Essie pushed the laptop to one side and leapt off the sofa, because the unearthly sound was so high-pitched it was hurting her ears. The next moment she yelped and jumped back onto the sofa as Ursula burst into the living room with a panicking, terrified crow in her mouth.
‘No!’ Essie let out a howl of horror because the crow’s eyes were wide open and it was making a terrible squawking noise. Much like herself. It was also flapping its wings wildly in an effort to escape.
Oh God, this was so gross. In the few weeks Essie had been living here, Ursula had brought her the odd present in the form of mice and voles, but they’d all been completely dead.
That had been gruesome enough, but this was worse. Essie yelled, ‘Drop it, DROP IT!’ then realised this would mean having to pick up the crow herself. Urgh, and the high-pitched noise emanating from its gaping beak was getting louder. Launching herself off the sofa cushions, she clapped her hands and attempted to shoo the murderous cat back into the kitchen.
‘Kikkikki!’ shrieked the petrified crow, both wings flailing as Ursula ducked and dived around the living room with its body hanging out of her mouth.
‘OUT!’ bellowed Essie, grabbing a cushion and brandishing it at Ursula. Oh no, and now there were drops of blood landing on the carpet. In desperation, she flung open the window and chased the cat around the living room a couple more times. It was like one of those frenetic Benny Hill sketches her grandfather had loved to watch on TV years ago, except this was less of a comedy romp, more of a nightmare.
Finally Ursula released her grip on the crow. She gave Essie a malevolent look as if to say, ‘This is all the thanks I get?’ before turning and exiting the kitchen via the cat flap in the back door.
Evidently relieved, the crow flew up in the air, circled the living room and did a series of victory poos by way of celebrating having escaped with its life.
‘No, don’t,’ Essie wailed, ducking as it swooped back towards her, just missing her head.

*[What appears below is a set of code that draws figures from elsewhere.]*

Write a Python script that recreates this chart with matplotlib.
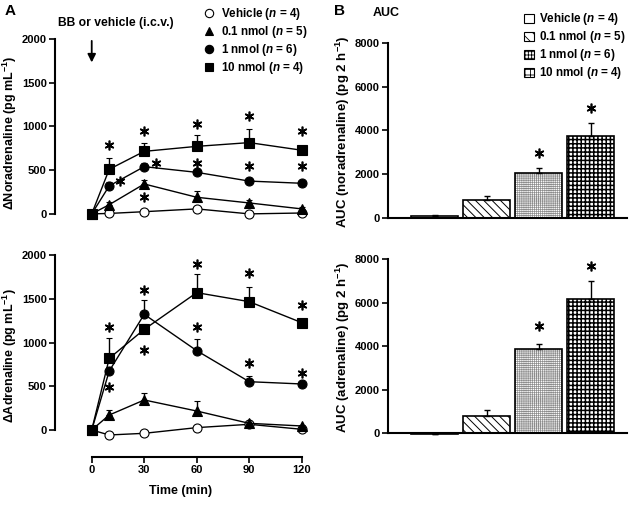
import numpy as np
import matplotlib
matplotlib.use("Agg")
import matplotlib.pyplot as plt
from matplotlib.lines import Line2D
from matplotlib.patches import Patch

plt.rcParams['font.family'] = ['Liberation Sans', 'DejaVu Sans']
plt.rcParams['font.weight'] = 'bold'
plt.rcParams['mathtext.fontset'] = 'custom'
plt.rcParams['mathtext.rm'] = 'Liberation Sans:bold'
plt.rcParams['mathtext.it'] = 'Liberation Sans:italic:bold'
plt.rcParams['mathtext.default'] = 'regular'
plt.rcParams['hatch.linewidth'] = 0.6

# ---- data ----
t = [0, 10, 30, 60, 90, 120]
groups = ['Vehicle', '0.1 nmol', '1 nmol', '10 nmol']
n_per = [4, 5, 6, 4]

nor_veh = [0, 5, 25, 57, 0, 10]
nor_01 = [0, 105, 342, 190, 125, 57]
nor_1 = [0, 320, 540, 475, 375, 350]
nor_10 = [0, 510, 715, 772, 815, 728]
nor_err = {
    'veh': [0, 10, 15, 15, 10, 10],
    '01': [0, 30, 40, 70, 30, 20],
    '1': [0, 40, 40, 40, 30, 20],
    '10': [0, 130, 100, 133, 150, 30],
}

adr_veh = [0, -57, -38, 27, 65, 8]
adr_01 = [0, 171, 343, 217, 76, 46]
adr_1 = [0, 674, 1322, 907, 552, 526]
adr_10 = [0, 819, 1150, 1570, 1467, 1227]
adr_err = {
    'veh': [0, 10, 15, 15, 10, 10],
    '01': [0, 60, 77, 118, 20, 15],
    '1': [0, 50, 165, 133, 70, 25],
    '10': [0, 230, 60, 210, 170, 30],
}

nor_star_x = [10, 16, 30, 37, 30, 60, 60, 90, 90, 120, 120]
nor_star_y = [783, 373, 950, 582, 194, 1030, 582, 1122, 544, 950, 543]
adr_star_x = [10, 10, 30, 30, 60, 60, 90, 90, 120, 120]
adr_star_y = [1181, 495, 1600, 917, 1895, 1181, 1790, 762, 1429, 655]

auc_nor = [100, 840, 2060, 3730]
auc_nor_err = [30, 150, 230, 610]
auc_adr = [-40, 810, 3860, 6180]
auc_adr_err = [20, 240, 250, 820]
auc_nor_star_x = [2, 3]
auc_nor_star_y = [2970, 5030]
auc_adr_star_x = [2, 3]
auc_adr_star_y = [4904, 7663]

labels = [r'%s ($\mathit{n}$ = %d)' % (g, n) for g, n in zip(groups, n_per)]
markers = ['o', '^', 'o', 's']
faces = ['white', 'black', 'black', 'black']
hatches = ['', '\\\\\\\\', '++++++++', '++++']
hatch_cols = ['black', 'black', '#8c8c8c', 'black']
hatch_lw = [0.6, 0.7, 0.5, 1.1]
star_marker = (6, 2, 0)

fig = plt.figure(figsize=(6.29, 5.05), dpi=100)
ax1 = fig.add_axes([0.0874, 0.5505, 0.4006, 0.3723])
ax2 = fig.add_axes([0.0874, 0.095, 0.4006, 0.400])
ax3 = fig.add_axes([0.617, 0.564, 0.380, 0.351])
ax4 = fig.add_axes([0.617, 0.138, 0.380, 0.349])


def line_panel(ax, series, errs, sx, sy, ymin, show_x):
    keys = ['veh', '01', '1', '10']
    for ys, k, m, fc in zip(series, keys, markers, faces):
        ax.errorbar(t, ys, yerr=[np.zeros(len(ys)), errs[k]], color='black',
                    lw=1.0, elinewidth=1.0, capsize=2, capthick=1.0,
                    marker=m, ms=6.5 if m != '^' else 7, mfc=fc, mec='black',
                    mew=0.8, clip_on=False, zorder=3)
    ax.plot(sx, sy, ls='none', marker=star_marker, ms=7, mew=1.2,
            color='black', clip_on=False)
    ax.set_xlim(-21, 123)
    ax.set_ylim(ymin, 2000)
    ax.set_yticks([0, 500, 1000, 1500, 2000])
    ax.spines['left'].set_bounds(0, 2000)
    for s in ['top', 'right']:
        ax.spines[s].set_visible(False)
    ax.spines['left'].set_linewidth(1.5)
    if show_x:
        ax.spines['bottom'].set_bounds(0, 120)
        ax.spines['bottom'].set_linewidth(1.5)
        ax.set_xticks([0, 30, 60, 90, 120])
        ax.set_xlabel('Time (min)', fontsize=9, fontweight='bold', labelpad=7)
    else:
        ax.spines['bottom'].set_visible(False)
        ax.set_xticks([])
    ax.tick_params(labelsize=8, width=1.2, length=4, pad=2)


line_panel(ax1, [nor_veh, nor_01, nor_1, nor_10], nor_err, nor_star_x,
           nor_star_y, -150, False)
line_panel(ax2, [adr_veh, adr_01, adr_1, adr_10], adr_err, adr_star_x,
           adr_star_y, -309, True)
ax1.set_ylabel(r'$\Delta$Noradrenaline (pg mL$^{-1}$)', fontsize=9,
               fontweight='bold', labelpad=2)
ax2.set_ylabel(r'$\Delta$Adrenaline (pg mL$^{-1}$)', fontsize=9,
               fontweight='bold', labelpad=2)

ax1.annotate('', xy=(0, 1700), xytext=(0, 2010),
             arrowprops=dict(arrowstyle='-|>', color='black', lw=1.3,
                             mutation_scale=12),
             annotation_clip=False)
ax1.text(14, 2180, 'BB or vehicle (i.c.v.)', fontsize=8.7, fontweight='bold',
         ha='center', va='center')

handles = [Line2D([], [], ls='none', marker=m, mfc=fc, mec='black', ms=6,
                  mew=0.8) for m, fc in zip(markers, faces)]
ax1.legend(handles, labels, loc='upper left', bbox_to_anchor=(0.57, 1.2),
           frameon=False, fontsize=8.4, handlelength=1.0, handletextpad=0.5,
           labelspacing=0.17, borderaxespad=0)


def hatched(ax, x, h, hatch, hcol, hlw):
    b = ax.bar(x, h, width=0.9, color='white', edgecolor=hcol, lw=0,
               hatch=hatch, zorder=2)
    for p in b:
        if hasattr(p, 'set_hatch_linewidth'):
            p.set_hatch_linewidth(hlw)
    ax.bar(x, h, width=0.9, color='none', edgecolor='black', lw=1.2, zorder=2.5)


def bar_panel(ax, vals, errs, sx, sy, ylab):
    x = np.arange(len(vals))
    for xi, v, e, h, hc, hl in zip(x, vals, errs, hatches, hatch_cols, hatch_lw):
        hatched(ax, xi, v, h, hc, hl)
        ax.errorbar(xi, v, yerr=[[0], [e]] if v >= 0 else [[e], [0]],
                    color='black', elinewidth=1.0, capsize=2, capthick=1.0,
                    zorder=3)
    ax.plot(sx, sy, ls='none', marker=star_marker, ms=7, mew=1.2,
            color='black', clip_on=False)
    ax.set_xlim(-0.9, 3.7)
    ax.set_ylim(-100, 8000)
    ax.set_yticks([0, 2000, 4000, 6000, 8000])
    ax.spines['left'].set_bounds(0, 8000)
    ax.spines['bottom'].set_position(('data', 0))
    for s in ['top', 'right']:
        ax.spines[s].set_visible(False)
    ax.spines['left'].set_linewidth(1.5)
    ax.spines['bottom'].set_linewidth(1.5)
    ax.set_xticks([])
    ax.tick_params(labelsize=8, width=1.2, length=4, pad=2)
    ax.set_ylabel(ylab, fontsize=9.5, fontweight='bold', labelpad=2)


bar_panel(ax3, auc_nor, auc_nor_err, auc_nor_star_x, auc_nor_star_y,
          r'AUC (noradrenaline) (pg 2 h$^{-1}$)')
bar_panel(ax4, auc_adr, auc_adr_err, auc_adr_star_x, auc_adr_star_y,
          r'AUC (adrenaline) (pg 2 h$^{-1}$)')

bh = [Patch(facecolor='white', edgecolor='black', hatch=h, lw=0.8)
      for h in ['', '\\\\\\', '+++++', '+++']]
ax3.legend(bh, labels, loc='upper left', bbox_to_anchor=(0.55, 1.205),
           frameon=False, fontsize=8.4, handlelength=0.8, handleheight=0.8,
           handletextpad=0.5, labelspacing=0.17, borderaxespad=0)

fig.text(5 / 629, 1 - 11 / 505, 'A', fontsize=11, fontweight='bold',
         va='center')
fig.text(334 / 629, 1 - 11 / 505, 'B', fontsize=11, fontweight='bold',
         va='center')
fig.text(373 / 629, 1 - 13 / 505, 'AUC', fontsize=9, fontweight='bold',
         va='center')

fig.savefig('out.png', dpi=100)
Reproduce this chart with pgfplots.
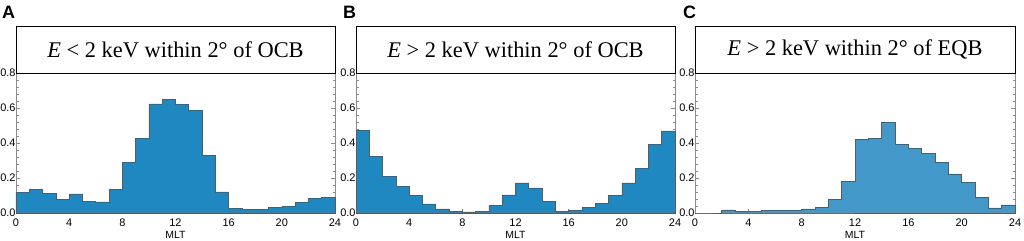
\documentclass[border=0pt]{standalone}
\usepackage{pgfplots}
\pgfplotsset{compat=1.18}
\usepackage{pgfplotstable}
\usepackage{fontspec}
\setmainfont{Liberation Sans}
\newfontfamily\seriffont{Liberation Serif}

\definecolor{barA}{RGB}{31,136,192}
\definecolor{barC}{RGB}{66,153,201}
\definecolor{axgray}{RGB}{140,140,140}
\definecolor{edge}{RGB}{90,90,90}

\pgfplotstableread{
x a b c
0 0.118 0.474 0.000
1 0.137 0.324 0.000
2 0.114 0.211 0.018
3 0.080 0.150 0.011
4 0.109 0.102 0.007
5 0.065 0.052 0.015
6 0.063 0.024 0.013
7 0.137 0.007 0.015
8 0.290 0.006 0.024
9 0.428 0.011 0.033
10 0.624 0.044 0.078
11 0.647 0.104 0.179
12 0.619 0.172 0.420
13 0.585 0.144 0.427
14 0.327 0.067 0.516
15 0.121 0.011 0.394
16 0.028 0.013 0.367
17 0.022 0.033 0.341
18 0.021 0.056 0.288
19 0.034 0.102 0.224
20 0.039 0.172 0.175
21 0.060 0.256 0.088
22 0.084 0.394 0.029
23 0.090 0.469 0.046
24 0.090 0.469 0.046
}\data

\pgfplotsset{panel/.style={
  scale only axis, width=319bp, height=140bp,
  xmin=0, xmax=24, ymin=0, ymax=0.8,
  xtick={0,4,8,12,16,20,24},
  ytick={0,0.2,0.4,0.6,0.8},
  minor y tick num=4,
  tick align=inside,
  ytick pos=both, xtick pos=bottom,
  axis line style={draw=axgray},
  every tick/.style={axgray},
  major tick length=4bp, minor tick length=2.5bp,
  /pgf/number format/assume math mode=true,
  tick label style={font=\fontsize{11}{13}\selectfont, text=black},
  yticklabel style={/pgf/number format/.cd, fixed, fixed zerofill, precision=1, /tikz/.cd, anchor=east, inner sep=0.3bp},
  xticklabel style={anchor=base, yshift=-13bp, inner sep=0pt},
  xlabel=MLT,
  xlabel style={at={(axis description cs:0.5,0)}, anchor=base, yshift=-25bp, inner sep=0pt, font=\fontsize{10.5}{12}\selectfont, text=black},
  clip=false,
}}

\begin{document}
\begin{tikzpicture}
\useasboundingbox (-16bp,-28bp) rectangle (1008bp,213bp);

\begin{axis}[panel, at={(0bp,0bp)}, anchor=south west, tick label style={font=\fontsize{11}{13}\selectfont}]
\addplot[const plot, fill=barA, draw=edge, line width=0.6bp] table[x=x,y=a]{\data} \closedcycle;
\draw[black, line width=0.8bp, fill=white] (axis description cs:0,1) rectangle (axis description cs:1,1.3357);
\node[font=\seriffont\fontsize{22.5}{26}\selectfont] at (axis description cs:0.5,1.168) {\textit{E} < 2 keV within 2° of OCB};
\end{axis}

\begin{axis}[panel, at={(340bp,0bp)}, anchor=south west, tick label style={font=\fontsize{11}{13}\selectfont}]
\addplot[const plot, fill=barA, draw=edge, line width=0.6bp] table[x=x,y=b]{\data} \closedcycle;
\draw[black, line width=0.8bp, fill=white] (axis description cs:0,1) rectangle (axis description cs:1,1.3357);
\node[font=\seriffont\fontsize{22.5}{26}\selectfont] at (axis description cs:0.5,1.168) {\textit{E} > 2 keV within 2° of OCB};
\end{axis}

\begin{axis}[panel, at={(679bp,0bp)}, anchor=south west, width=320bp, tick label style={font=\fontsize{11}{13}\selectfont}]
\addplot[const plot, fill=barC, draw=edge, line width=0.6bp] table[x=x,y=c]{\data} \closedcycle;
\draw[black, line width=0.8bp, fill=white] (axis description cs:0,1) rectangle (axis description cs:1,1.3357);
\node[font=\seriffont\fontsize{22.5}{26}\selectfont] at (axis description cs:0.5,1.168) {\textit{E} > 2 keV within 2° of EQB};
\end{axis}

\node[anchor=base west, inner sep=0pt, font=\bfseries\fontsize{18}{20}\selectfont] at (-14bp,194bp) {A};
\node[anchor=base west, inner sep=0pt, font=\bfseries\fontsize{18}{20}\selectfont] at (327bp,194bp) {B};
\node[anchor=base west, inner sep=0pt, font=\bfseries\fontsize{18}{20}\selectfont] at (667bp,194bp) {C};
\end{tikzpicture}
\end{document}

Her heart was clattering with panic; she hated seeing any living creature in pain, but the frantically flapping wings were making her feel sick.
Moments later, as suddenly as it had arrived, the crow found the open window and flew out through it, disappearing with an upwards swoosh into the cold night sky.
Thank goodness. At last.
Essie listened to the blessed silence and clutched her still-pounding chest with relief. Then she hastily closed the window before the bird could come blundering back in, and turned to survey the scene.